Arriva dal dischetto la morale di questo strano incrocio col passato: il Napoli contro Sarri che aveva tanto amato, Sarri contro il Napoli che dopo due anni non è più suo. Si erano già ritrovati in campionato ma stavolta c’era un trofeo in palio, quello che il Napoli di Sarri, meraviglioso, incompiuto, non era mai riuscito a vincere. C’è l’ha fatta Gattuso, al primo colpo. È il giusto premio per aver giocato la partita che aveva in mente, catenaccio all’inizio, attenzione sempre, avanti quando poteva. Mentre la Juventus certo non può aver voluto questa prestazione, assolutamente incolore: Dybala opaco, Ronaldo non pervenuto, idee poche e confuse.

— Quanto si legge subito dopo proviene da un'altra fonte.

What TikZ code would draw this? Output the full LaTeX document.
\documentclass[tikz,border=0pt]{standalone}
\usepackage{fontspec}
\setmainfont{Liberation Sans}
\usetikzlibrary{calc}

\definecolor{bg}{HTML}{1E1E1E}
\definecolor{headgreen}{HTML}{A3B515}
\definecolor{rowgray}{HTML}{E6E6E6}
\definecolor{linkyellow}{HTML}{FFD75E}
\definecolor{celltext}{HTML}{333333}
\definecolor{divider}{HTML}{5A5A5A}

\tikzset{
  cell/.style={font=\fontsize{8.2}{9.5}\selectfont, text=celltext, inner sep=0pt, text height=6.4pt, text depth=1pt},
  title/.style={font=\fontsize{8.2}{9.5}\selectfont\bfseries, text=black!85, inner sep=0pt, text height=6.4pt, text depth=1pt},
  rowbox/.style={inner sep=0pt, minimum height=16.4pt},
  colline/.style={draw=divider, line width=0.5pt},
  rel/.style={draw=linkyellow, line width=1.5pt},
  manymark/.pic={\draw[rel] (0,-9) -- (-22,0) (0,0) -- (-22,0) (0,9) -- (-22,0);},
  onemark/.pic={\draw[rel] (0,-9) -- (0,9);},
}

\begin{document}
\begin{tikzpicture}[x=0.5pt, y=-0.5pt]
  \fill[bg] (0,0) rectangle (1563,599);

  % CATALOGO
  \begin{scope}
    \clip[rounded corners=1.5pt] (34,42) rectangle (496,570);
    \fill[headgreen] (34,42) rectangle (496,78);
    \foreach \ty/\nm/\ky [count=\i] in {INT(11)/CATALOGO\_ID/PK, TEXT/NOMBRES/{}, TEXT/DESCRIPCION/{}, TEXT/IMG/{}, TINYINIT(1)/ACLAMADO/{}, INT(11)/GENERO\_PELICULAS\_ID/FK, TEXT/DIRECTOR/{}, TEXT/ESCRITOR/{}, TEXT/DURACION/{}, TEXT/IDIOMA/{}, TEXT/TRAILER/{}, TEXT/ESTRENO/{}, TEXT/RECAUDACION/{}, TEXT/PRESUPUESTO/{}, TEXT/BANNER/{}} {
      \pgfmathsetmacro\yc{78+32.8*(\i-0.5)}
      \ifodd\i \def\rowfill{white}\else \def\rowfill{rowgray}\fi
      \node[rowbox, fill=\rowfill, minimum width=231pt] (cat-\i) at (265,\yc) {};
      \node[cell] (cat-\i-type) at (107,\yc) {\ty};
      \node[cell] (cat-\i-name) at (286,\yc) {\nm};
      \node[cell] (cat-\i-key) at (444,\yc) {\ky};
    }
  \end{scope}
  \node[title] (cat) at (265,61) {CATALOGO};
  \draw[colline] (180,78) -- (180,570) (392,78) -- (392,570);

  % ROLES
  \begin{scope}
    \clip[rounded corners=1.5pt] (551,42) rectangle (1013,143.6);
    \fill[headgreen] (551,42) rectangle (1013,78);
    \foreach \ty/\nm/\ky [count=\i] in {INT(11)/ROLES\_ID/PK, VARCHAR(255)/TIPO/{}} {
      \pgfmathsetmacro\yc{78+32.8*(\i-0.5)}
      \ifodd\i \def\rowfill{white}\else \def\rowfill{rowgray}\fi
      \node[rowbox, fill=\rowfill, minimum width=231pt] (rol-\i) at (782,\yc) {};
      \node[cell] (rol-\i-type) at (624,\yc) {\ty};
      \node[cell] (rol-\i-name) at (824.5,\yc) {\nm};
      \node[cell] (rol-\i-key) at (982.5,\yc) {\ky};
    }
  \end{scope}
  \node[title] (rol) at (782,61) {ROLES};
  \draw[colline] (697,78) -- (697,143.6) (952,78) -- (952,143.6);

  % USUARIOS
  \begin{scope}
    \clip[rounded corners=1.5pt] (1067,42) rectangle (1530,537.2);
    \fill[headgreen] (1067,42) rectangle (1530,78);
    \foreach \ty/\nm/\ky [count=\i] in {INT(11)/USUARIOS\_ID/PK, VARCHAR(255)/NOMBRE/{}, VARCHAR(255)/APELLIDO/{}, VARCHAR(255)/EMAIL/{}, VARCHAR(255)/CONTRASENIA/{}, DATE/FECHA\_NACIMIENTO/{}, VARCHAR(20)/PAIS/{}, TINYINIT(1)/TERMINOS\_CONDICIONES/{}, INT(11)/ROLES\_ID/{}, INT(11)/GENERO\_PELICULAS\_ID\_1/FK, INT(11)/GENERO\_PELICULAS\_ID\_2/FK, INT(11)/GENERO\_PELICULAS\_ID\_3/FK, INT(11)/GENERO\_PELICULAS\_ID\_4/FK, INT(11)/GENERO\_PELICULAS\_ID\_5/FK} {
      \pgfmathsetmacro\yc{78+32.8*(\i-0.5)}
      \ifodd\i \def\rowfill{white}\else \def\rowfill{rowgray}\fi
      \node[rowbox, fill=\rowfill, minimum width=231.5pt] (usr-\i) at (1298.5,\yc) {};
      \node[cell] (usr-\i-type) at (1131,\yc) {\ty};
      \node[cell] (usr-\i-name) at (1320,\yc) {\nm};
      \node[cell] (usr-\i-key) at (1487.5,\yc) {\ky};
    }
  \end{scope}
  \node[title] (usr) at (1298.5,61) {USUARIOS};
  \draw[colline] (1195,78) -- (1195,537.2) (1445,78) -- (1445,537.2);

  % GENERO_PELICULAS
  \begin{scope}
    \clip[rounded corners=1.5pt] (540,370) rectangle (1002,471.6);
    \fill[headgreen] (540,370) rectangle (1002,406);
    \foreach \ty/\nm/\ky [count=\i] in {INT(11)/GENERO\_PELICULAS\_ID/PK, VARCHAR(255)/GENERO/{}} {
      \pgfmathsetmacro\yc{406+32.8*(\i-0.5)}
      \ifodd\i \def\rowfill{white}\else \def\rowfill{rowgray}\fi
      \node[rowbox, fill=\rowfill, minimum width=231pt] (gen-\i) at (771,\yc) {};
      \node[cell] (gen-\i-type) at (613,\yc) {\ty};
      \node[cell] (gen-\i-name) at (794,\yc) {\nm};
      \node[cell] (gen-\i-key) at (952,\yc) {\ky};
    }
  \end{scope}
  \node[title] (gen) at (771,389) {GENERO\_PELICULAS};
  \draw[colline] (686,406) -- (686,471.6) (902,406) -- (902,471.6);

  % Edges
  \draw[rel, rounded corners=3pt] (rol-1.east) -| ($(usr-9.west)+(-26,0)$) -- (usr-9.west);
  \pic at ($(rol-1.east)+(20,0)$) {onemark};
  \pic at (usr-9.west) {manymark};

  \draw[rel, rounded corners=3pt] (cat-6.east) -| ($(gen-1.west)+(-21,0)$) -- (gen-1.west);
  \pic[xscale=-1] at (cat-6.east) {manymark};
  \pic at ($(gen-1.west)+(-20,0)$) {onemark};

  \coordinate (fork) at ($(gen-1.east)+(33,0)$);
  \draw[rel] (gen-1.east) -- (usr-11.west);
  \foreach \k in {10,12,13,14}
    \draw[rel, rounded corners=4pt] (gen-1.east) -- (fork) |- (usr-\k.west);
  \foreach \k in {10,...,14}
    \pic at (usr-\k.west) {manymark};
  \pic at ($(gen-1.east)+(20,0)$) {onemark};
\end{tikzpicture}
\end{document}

Se si guardano le occasioni, alla fine il risultato non è bugiardo.

Gattuso ha puntato per una delle ultime volte che contano sul tridente dei piccoletti che fece le fortune di Sarri. I ricordi si fermano qui, di quella formazione, da recitare quasi a memoria, non resta più nulla: il Napoli di oggi è una squadra che punta tutto sulla disciplina e sulla difesa, rinuncia persino al tridente perché al di là delle apparenze si schiera con un 4-1-4-1 in piena regola. Prosegue, invece, la metamorfosi quantomeno laboriosa della Juve di Sarri, che dopo la Supercoppa perde anche il secondo trofeo dell’anno.

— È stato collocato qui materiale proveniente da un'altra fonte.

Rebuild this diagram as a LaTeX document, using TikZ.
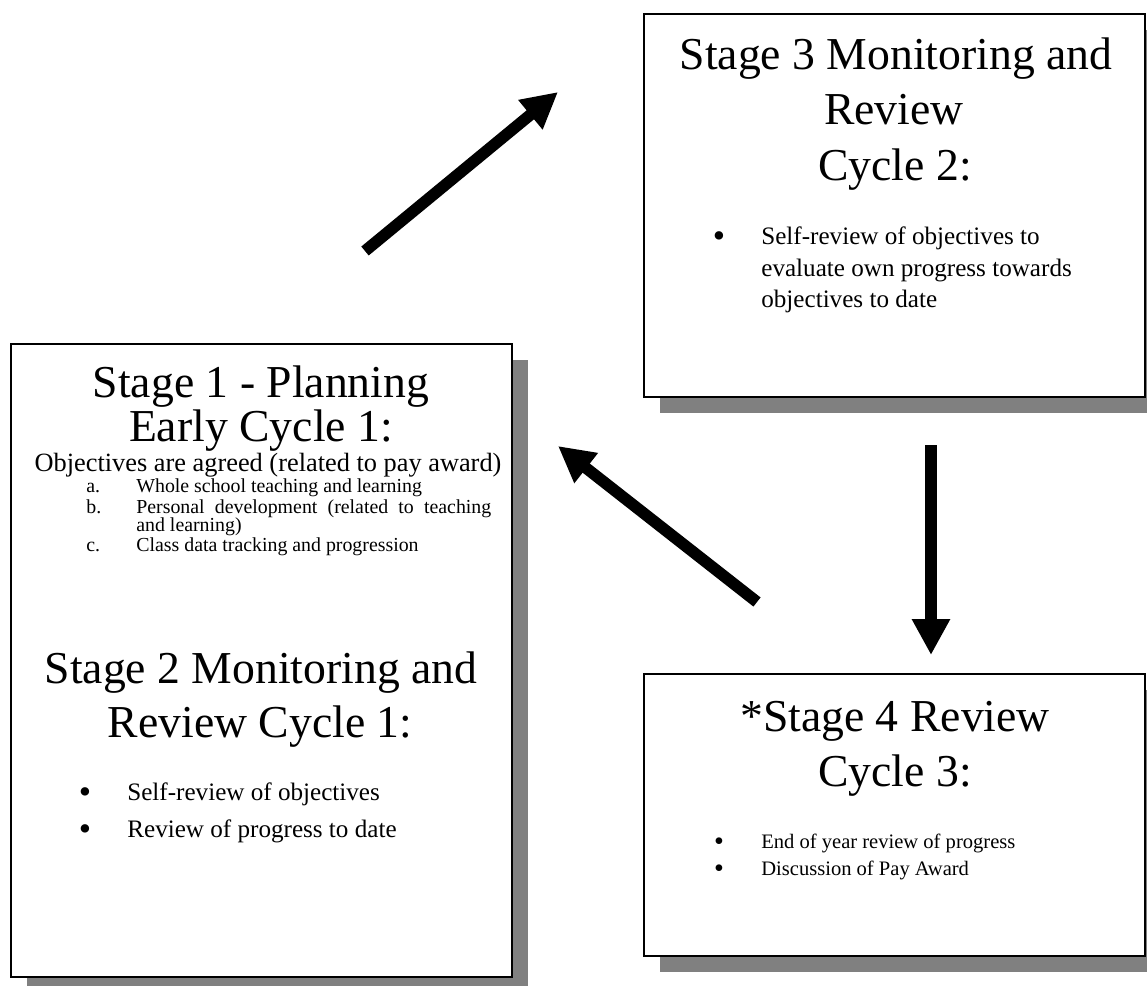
\documentclass[tikz,border=0pt]{standalone}
\usepackage{fontspec}
\setmainfont{Liberation Serif}
\usetikzlibrary{arrows.meta,shadows}

\begin{document}
\begin{tikzpicture}[
  x=0.02cm, y=-0.02cm,
  stagebox/.style={draw, line width=1.1pt, fill=white, inner sep=0pt,
    drop shadow={shadow xshift=0.32cm, shadow yshift=-0.32cm,
                 fill=black!50, opacity=1}},
  headtxt/.style={anchor=base, inner sep=0pt, font=\fontsize{26}{31}\selectfont},
  objtxt/.style={anchor=base, inner sep=0pt, font=\fontsize{15}{18}\selectfont},
  listtxt/.style={anchor=base west, inner sep=0pt, font=\fontsize{11.3}{13}\selectfont},
  itemtxt/.style={anchor=base west, inner sep=0pt, font=\fontsize{14.3}{17}\selectfont},
  itemsmall/.style={anchor=base west, inner sep=0pt, font=\fontsize{11.7}{14}\selectfont},
  bulletdot/.style={anchor=center, inner sep=0pt, font=\fontsize{20}{20}\selectfont},
  bulletsmall/.style={anchor=center, inner sep=0pt, font=\fontsize{16}{16}\selectfont},
  bigarrow/.style={-{Triangle[width=20.4pt,length=20.4pt]}, line width=6.6pt},
]
  \useasboundingbox (0,0) rectangle (1147,985);

  % boxes
  \node[stagebox, minimum width=10.02cm, minimum height=12.66cm] (stage1) at (261.5,660.5) {};
  \node[stagebox, minimum width=10.02cm, minimum height=7.66cm] (stage3) at (894.5,205.5) {};
  \node[stagebox, minimum width=10.02cm, minimum height=5.64cm] (stage4) at (894.5,815) {};

  % stage 1 - planning
  \node[headtxt] (s1a) at (261,397) {Stage 1 - Planning};
  \node[headtxt] (s1b) at (261,441) {Early Cycle 1:};
  \node[objtxt] (obj) at (268,471) {Objectives are agreed (related to pay award)};
  \node[listtxt] (la) at (86,492) {a.};
  \node[listtxt] (ta) at (136,492) {Whole school teaching and learning};
  \node[listtxt] (lb) at (86,513) {b.};
  \node[listtxt] (tb) at (136,513) {\makebox[7.1cm][s]{Personal development (related to teaching}};
  \node[listtxt] (tb2) at (136,531) {and learning)};
  \node[listtxt] (lc) at (86,551) {c.};
  \node[listtxt] (tc) at (136,551) {Class data tracking and progression};

  % stage 2 - monitoring
  \node[headtxt] (s2a) at (261,683) {Stage 2 Monitoring and};
  \node[headtxt] (s2b) at (260,737) {Review Cycle 1:};
  \node[bulletdot] (b2a) at (85,796) {\textbullet};
  \node[itemtxt] (i2a) at (127,800) {Self-review of objectives};
  \node[bulletdot] (b2b) at (85,833) {\textbullet};
  \node[itemtxt] (i2b) at (127,837) {Review of progress to date};

  % stage 3
  \node[headtxt] (s3a) at (896,69) {Stage 3 Monitoring and};
  \node[headtxt] (s3b) at (894,124) {Review};
  \node[headtxt] (s3c) at (895,180) {Cycle 2:};
  \node[bulletdot] (b3a) at (719,240) {\textbullet};
  \node[itemtxt] (i3a) at (761,244) {Self-review of objectives to};
  \node[itemtxt] (i3b) at (761,276) {evaluate own progress towards};
  \node[itemtxt] (i3c) at (761,307) {objectives to date};

  % stage 4
  \node[headtxt] (s4a) at (895,731) {*Stage 4 Review};
  \node[headtxt] (s4b) at (895,786) {Cycle 3:};
  \node[bulletsmall] (b4a) at (719,844) {\textbullet};
  \node[itemsmall] (i4a) at (761,848) {End of year review of progress};
  \node[bulletsmall] (b4b) at (719,871) {\textbullet};
  \node[itemsmall] (i4b) at (761,875) {Discussion of Pay Award};

  % arrows
  \coordinate (up1) at (365,251);
  \coordinate (up2) at (558,92);
  \coordinate (dn1) at (931,445);
  \coordinate (dn2) at (931,655);
  \coordinate (bk1) at (757,602);
  \coordinate (bk2) at (558,446);
  \draw[bigarrow] (up1) -- (up2);
  \draw[bigarrow] (dn1) -- (dn2);
  \draw[bigarrow] (bk1) -- (bk2);
\end{tikzpicture}
\end{document}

Con queste premesse, era inutile aspettarsi spettacolo. Certo non ha aiutato la manovra della Juve, lente, prevedibile, senza né larghezza, né profondità, poco ritmo, solo pressione costante, ma sterile e noiosa. Gli squilli, conclusioni dalla distanza, più (Ronaldo) o meno (Bentancur) pericolose, arrivano da errori in disimpegno degli avversari, unica licenza che si concede Gattuso per provare a ripartire, riuscendoci raramente. Per lunghi tratti si vedono tutti i 22 giocatori non solo nella metà campo, nella trequarti del Napoli. Alla fine del primo tempo, però, il conto delle occasioni è sorprendente e sono proprio gli azzurri i più pericolosi: tirano poco, ma almeno lo fanno bene, palo di Insigne su punizione, parate decisive di Buffon su Demme e ancora su Insigne. Tutto abbastanza casuale, ma in realtà il piano di Gattuso è studiato.

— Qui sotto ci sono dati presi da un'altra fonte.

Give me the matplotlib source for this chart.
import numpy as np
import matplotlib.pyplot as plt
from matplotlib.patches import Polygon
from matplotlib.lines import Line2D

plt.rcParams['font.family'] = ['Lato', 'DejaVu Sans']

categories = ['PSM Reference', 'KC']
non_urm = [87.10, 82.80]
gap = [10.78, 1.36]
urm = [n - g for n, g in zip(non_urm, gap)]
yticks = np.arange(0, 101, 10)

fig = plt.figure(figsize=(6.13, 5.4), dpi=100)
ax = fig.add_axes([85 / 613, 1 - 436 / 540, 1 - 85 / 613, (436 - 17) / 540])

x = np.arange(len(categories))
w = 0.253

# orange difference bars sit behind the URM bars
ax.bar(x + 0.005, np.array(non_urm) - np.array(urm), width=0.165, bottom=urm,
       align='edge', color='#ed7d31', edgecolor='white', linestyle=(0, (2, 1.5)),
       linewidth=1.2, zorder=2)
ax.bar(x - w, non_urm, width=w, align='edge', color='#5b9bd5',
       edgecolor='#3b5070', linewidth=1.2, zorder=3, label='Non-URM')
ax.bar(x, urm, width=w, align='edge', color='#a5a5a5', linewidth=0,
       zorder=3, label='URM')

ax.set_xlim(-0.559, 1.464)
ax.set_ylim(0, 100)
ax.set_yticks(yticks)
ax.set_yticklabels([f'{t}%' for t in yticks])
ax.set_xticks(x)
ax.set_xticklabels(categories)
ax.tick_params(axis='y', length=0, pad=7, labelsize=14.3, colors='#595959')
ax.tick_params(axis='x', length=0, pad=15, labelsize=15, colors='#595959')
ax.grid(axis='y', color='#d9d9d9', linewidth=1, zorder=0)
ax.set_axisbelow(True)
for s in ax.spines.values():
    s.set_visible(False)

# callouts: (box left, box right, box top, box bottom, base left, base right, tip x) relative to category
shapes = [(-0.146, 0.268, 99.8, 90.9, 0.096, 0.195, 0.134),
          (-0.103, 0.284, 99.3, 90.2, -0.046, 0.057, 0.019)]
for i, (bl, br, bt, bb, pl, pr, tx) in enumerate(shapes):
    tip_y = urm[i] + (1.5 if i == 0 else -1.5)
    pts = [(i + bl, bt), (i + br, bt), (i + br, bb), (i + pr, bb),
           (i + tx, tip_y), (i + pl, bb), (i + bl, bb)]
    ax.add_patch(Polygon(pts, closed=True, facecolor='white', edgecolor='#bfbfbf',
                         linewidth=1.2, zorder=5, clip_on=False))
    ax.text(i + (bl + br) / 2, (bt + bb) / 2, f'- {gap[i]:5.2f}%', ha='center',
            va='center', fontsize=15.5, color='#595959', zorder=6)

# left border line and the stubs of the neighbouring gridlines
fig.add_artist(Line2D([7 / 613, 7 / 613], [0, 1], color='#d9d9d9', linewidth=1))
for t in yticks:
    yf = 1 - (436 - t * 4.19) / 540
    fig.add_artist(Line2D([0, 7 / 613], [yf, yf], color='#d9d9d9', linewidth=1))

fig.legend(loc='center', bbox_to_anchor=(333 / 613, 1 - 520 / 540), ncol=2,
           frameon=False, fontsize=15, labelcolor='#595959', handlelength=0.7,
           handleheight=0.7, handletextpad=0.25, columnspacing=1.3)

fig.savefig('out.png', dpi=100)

Nella ripresa, se possibile, va ancora peggio. La Juventus, non che avesse fatto molto, sembra calare pure fisicamente, come già contro il Milan contro cui non era riuscita a dominare neppure in superiorità numerica. Il Napoli prende coraggio, tiene il possesso, alza il baricentro di trenta metri. Iniziano le mosse tattiche, poi vere proprie girandole di cambi, con le cinque sostituzioni a testa concesse dal nuovo regolamento. È la classica partita in cui si dice: “Serve un episodio”. Per poco non arriva all’ultimo secondo, quando Bernardeschi regala un calcio d’angolo e sul colpo di testa di Maksimovic Buffon compie un miracolo. Le regole non prevedono nemmeno i supplementari, si va direttamente ai rigori: sbagliano Dybala e Danilo, quello decisivo lo segna Milik. Il Napoli di Gattuso, brutto, sporco e cattivo, ha già vinto in pochi mesi più di quello di Sarri.